— Dataset excerpts —
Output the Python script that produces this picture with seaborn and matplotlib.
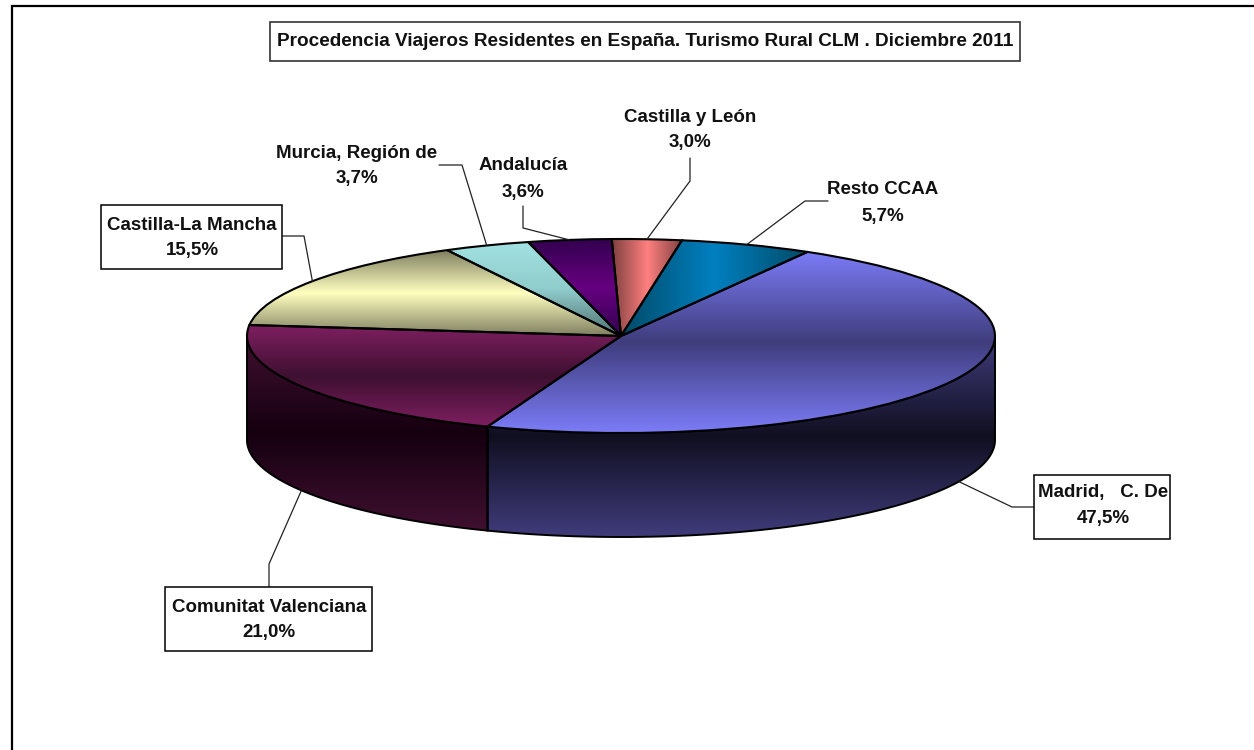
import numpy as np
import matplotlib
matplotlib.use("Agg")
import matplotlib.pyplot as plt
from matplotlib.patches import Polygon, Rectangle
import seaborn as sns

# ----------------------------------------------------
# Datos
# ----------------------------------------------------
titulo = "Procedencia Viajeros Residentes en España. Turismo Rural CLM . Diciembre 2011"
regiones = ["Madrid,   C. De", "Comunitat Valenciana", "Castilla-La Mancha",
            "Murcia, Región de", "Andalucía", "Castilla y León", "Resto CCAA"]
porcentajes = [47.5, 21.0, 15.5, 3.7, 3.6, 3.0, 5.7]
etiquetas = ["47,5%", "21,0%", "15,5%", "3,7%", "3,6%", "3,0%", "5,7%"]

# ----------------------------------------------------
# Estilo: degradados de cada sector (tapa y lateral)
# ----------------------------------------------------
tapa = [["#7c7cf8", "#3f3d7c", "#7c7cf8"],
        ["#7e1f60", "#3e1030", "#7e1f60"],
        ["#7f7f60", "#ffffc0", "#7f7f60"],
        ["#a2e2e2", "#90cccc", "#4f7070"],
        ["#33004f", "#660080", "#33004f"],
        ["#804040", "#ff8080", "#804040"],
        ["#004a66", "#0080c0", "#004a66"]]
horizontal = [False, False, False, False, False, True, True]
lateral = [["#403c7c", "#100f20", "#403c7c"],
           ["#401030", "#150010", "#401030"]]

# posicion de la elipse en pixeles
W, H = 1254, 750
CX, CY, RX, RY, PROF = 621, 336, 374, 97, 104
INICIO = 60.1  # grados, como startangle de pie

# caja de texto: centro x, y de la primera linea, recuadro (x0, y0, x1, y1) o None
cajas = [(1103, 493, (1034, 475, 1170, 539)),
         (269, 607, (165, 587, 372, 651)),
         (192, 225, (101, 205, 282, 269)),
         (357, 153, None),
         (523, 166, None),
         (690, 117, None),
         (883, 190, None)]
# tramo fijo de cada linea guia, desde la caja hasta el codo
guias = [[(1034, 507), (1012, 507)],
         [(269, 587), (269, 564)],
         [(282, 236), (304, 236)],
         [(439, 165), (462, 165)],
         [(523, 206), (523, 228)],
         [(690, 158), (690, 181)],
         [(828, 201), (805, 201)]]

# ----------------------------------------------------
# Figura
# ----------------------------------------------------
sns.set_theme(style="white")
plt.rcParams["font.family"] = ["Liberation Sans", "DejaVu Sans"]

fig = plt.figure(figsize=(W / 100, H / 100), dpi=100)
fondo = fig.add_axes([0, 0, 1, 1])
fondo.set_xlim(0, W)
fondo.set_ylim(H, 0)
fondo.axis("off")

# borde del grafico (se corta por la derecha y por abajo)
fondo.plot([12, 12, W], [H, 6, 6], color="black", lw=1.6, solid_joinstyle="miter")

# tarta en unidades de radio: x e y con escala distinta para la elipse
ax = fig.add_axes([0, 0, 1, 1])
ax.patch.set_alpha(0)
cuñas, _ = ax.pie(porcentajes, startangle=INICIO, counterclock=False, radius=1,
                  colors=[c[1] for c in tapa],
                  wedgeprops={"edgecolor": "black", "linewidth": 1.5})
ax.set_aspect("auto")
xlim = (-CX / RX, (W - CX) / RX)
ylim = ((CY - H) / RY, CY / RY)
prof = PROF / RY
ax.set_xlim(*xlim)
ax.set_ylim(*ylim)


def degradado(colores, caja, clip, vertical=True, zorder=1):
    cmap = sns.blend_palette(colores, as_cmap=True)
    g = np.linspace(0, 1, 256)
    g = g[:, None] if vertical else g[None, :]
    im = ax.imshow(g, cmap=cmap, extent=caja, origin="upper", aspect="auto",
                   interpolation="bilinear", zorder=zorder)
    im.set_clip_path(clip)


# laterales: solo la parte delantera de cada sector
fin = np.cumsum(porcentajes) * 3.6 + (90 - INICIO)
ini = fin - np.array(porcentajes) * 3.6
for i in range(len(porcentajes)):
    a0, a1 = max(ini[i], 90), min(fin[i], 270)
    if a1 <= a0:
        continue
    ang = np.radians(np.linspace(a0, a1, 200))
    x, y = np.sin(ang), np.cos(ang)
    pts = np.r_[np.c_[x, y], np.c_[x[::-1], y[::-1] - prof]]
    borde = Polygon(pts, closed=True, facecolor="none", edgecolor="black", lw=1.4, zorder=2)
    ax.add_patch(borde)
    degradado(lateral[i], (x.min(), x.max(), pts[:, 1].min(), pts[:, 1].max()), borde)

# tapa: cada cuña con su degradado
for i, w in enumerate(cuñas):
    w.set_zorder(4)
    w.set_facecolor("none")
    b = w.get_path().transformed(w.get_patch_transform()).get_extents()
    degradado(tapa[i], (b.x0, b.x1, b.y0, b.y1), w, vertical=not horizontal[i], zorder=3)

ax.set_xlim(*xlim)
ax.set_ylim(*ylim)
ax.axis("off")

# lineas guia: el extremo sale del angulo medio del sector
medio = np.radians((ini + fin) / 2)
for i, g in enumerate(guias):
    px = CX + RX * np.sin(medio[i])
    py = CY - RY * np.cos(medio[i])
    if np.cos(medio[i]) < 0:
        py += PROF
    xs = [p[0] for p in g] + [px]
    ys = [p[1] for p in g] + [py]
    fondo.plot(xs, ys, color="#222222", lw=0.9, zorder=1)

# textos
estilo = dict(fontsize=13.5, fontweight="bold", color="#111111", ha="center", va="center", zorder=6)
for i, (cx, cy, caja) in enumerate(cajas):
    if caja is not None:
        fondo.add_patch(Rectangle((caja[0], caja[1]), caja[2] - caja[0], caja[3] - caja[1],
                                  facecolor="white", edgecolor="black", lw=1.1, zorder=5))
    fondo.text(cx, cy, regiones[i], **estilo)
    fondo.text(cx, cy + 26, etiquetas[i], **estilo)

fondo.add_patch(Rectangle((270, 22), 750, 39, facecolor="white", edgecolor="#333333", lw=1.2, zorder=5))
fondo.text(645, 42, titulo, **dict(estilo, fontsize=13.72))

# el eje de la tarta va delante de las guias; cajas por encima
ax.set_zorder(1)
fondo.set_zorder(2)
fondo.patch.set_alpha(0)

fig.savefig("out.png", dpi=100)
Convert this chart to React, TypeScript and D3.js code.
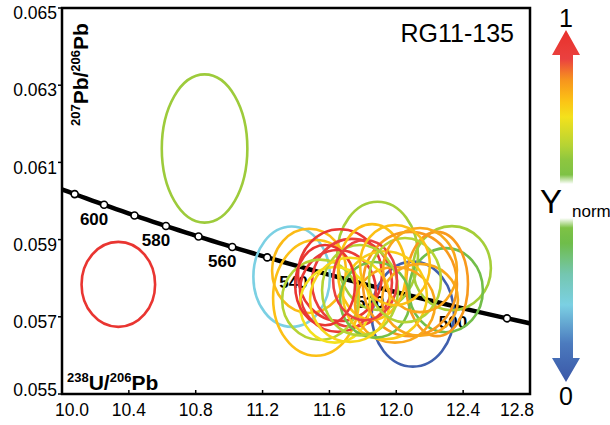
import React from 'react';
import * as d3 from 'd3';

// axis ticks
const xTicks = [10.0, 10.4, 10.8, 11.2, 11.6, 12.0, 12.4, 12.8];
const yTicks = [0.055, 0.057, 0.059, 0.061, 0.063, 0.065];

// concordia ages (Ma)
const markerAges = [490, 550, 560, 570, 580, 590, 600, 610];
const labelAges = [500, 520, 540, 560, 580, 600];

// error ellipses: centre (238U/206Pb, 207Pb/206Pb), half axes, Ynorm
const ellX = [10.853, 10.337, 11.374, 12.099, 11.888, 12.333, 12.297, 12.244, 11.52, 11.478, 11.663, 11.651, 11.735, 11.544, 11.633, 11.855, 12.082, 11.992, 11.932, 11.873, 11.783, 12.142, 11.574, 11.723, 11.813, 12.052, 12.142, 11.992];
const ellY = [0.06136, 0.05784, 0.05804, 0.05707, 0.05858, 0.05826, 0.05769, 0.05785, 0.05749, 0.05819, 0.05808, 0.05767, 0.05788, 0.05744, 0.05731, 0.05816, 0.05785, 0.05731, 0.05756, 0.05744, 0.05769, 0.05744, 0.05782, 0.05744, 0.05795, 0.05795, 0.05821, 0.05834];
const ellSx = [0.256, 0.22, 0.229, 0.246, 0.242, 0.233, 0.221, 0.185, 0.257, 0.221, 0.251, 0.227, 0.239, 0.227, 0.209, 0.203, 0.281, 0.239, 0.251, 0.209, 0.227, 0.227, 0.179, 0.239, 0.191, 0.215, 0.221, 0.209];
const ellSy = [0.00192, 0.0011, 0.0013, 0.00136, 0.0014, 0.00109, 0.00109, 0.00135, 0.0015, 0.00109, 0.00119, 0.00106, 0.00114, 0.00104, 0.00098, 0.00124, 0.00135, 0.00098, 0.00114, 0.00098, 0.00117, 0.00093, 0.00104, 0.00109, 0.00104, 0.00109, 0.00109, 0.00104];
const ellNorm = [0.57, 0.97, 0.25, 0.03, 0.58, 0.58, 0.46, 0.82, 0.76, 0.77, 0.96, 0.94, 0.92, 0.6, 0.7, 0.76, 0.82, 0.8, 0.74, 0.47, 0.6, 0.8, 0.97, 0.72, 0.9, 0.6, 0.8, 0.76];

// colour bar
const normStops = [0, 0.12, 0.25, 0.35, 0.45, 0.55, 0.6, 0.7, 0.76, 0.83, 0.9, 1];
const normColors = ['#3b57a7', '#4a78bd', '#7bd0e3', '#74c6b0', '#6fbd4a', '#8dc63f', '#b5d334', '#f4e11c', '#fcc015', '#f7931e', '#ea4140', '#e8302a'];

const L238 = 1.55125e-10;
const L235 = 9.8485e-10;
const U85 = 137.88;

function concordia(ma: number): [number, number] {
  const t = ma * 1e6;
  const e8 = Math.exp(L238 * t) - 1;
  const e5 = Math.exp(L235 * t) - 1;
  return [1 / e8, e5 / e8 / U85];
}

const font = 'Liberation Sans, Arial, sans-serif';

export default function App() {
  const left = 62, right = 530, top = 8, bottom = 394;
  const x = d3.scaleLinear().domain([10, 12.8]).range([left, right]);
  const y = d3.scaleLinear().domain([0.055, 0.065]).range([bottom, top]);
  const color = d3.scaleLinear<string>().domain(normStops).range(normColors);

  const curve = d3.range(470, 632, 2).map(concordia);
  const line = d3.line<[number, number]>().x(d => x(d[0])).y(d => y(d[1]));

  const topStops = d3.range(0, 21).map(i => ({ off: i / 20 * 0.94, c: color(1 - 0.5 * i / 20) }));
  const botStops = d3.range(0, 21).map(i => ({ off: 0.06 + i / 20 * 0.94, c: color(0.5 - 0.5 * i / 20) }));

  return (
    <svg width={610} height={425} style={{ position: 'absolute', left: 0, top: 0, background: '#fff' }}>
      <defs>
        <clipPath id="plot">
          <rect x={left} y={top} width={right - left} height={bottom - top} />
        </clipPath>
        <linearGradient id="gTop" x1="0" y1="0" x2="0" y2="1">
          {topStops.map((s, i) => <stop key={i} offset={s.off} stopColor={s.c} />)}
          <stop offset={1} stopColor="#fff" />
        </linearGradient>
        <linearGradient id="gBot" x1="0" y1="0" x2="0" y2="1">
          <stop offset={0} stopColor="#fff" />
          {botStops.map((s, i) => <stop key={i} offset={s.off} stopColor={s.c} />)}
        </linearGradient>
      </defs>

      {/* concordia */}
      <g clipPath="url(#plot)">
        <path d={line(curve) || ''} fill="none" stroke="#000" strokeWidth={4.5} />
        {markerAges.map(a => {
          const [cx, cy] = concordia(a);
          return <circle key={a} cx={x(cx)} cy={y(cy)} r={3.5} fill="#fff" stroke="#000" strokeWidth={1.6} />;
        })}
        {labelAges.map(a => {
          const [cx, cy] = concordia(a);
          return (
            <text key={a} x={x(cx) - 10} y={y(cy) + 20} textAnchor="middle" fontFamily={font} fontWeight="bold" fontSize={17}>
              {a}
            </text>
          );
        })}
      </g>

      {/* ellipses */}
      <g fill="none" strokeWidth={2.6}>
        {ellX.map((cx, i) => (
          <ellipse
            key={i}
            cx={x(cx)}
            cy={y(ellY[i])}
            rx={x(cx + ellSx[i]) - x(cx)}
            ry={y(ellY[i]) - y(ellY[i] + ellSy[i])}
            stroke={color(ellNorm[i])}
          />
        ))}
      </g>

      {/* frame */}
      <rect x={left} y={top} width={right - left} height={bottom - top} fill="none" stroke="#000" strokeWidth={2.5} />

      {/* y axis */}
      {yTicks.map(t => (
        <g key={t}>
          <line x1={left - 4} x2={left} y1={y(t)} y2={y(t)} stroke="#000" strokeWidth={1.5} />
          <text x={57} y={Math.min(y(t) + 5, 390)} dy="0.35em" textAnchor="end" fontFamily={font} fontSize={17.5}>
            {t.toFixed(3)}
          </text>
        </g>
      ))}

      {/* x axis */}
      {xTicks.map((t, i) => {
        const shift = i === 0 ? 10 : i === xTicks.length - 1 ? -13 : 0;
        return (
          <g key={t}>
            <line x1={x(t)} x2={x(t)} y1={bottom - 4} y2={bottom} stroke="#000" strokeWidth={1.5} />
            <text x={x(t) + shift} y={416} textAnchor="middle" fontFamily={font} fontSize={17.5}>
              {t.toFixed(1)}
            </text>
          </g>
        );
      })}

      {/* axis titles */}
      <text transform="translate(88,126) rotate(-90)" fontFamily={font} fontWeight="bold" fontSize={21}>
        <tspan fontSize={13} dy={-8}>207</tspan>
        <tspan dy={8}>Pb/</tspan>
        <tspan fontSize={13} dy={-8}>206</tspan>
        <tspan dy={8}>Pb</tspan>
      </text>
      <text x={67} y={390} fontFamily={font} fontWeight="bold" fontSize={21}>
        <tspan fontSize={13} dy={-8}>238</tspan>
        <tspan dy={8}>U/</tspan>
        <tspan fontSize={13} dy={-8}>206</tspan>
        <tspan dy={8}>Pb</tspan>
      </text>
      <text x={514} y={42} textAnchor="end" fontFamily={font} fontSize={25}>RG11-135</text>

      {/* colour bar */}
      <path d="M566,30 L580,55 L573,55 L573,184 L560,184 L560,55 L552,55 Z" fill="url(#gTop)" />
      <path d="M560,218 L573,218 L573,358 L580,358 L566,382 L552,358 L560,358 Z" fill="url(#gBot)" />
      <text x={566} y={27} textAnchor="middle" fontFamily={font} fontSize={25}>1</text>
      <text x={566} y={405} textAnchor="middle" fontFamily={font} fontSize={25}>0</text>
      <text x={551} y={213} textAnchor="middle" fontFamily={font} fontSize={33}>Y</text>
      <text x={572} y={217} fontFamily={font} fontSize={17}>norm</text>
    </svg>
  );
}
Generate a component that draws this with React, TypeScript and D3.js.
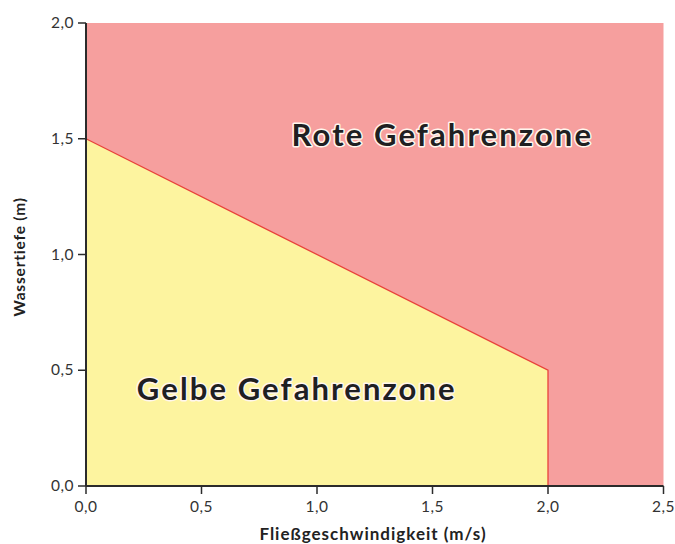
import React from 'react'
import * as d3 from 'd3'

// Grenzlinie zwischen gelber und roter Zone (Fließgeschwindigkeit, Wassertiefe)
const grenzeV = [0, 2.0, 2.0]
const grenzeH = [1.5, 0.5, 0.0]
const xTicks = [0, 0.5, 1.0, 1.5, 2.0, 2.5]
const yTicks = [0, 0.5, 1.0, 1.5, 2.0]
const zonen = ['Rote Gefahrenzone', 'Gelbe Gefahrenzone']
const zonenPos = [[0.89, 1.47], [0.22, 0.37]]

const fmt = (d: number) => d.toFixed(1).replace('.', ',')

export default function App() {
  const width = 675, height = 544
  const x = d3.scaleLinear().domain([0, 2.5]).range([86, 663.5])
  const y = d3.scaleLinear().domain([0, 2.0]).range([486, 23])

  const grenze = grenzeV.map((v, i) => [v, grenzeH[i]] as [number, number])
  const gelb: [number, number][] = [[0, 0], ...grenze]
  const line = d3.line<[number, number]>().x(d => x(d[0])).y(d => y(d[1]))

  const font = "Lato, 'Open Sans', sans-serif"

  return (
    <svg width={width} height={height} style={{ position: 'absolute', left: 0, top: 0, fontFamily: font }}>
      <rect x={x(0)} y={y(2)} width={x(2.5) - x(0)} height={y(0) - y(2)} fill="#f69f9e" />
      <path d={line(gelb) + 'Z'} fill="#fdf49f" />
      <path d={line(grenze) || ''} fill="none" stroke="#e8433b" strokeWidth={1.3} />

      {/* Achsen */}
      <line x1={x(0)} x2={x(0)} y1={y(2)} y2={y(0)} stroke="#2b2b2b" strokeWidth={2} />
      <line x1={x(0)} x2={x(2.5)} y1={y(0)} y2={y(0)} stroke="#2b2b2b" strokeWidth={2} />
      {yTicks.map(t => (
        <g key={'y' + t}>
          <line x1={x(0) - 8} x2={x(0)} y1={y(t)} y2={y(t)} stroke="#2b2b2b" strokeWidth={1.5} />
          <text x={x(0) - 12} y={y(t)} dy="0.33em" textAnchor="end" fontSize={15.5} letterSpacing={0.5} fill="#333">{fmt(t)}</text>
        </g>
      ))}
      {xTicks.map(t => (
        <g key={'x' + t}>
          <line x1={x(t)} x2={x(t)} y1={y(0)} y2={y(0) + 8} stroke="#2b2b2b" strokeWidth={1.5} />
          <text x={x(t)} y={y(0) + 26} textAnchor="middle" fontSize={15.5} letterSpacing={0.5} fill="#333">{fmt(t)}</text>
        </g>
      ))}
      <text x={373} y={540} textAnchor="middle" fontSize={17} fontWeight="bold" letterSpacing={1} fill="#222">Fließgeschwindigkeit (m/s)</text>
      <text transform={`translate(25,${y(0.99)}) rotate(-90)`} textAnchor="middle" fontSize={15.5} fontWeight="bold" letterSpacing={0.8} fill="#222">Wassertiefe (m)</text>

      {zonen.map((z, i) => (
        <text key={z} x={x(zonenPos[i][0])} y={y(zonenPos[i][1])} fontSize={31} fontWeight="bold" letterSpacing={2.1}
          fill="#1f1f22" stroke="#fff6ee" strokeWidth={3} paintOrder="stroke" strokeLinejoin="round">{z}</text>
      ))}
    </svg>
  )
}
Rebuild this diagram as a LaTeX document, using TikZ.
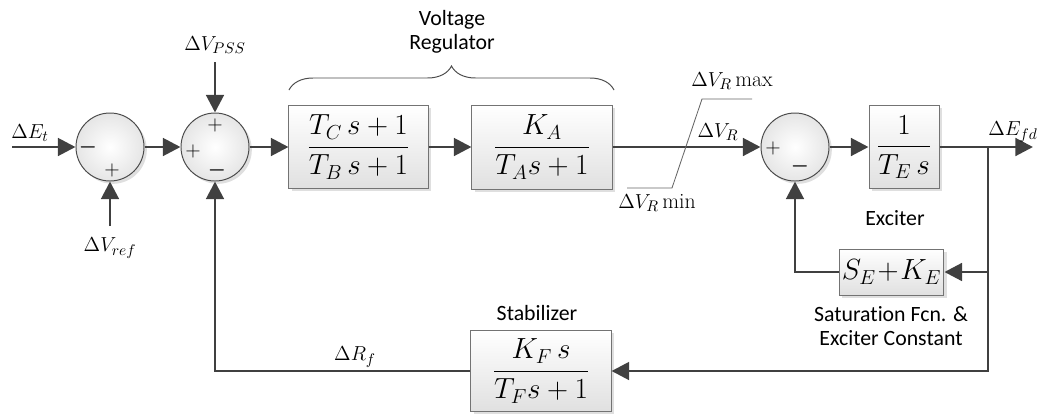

— Request —
Calculate how many lines of the material include the string "matplotlib", and state that number by itself.

— In response —
5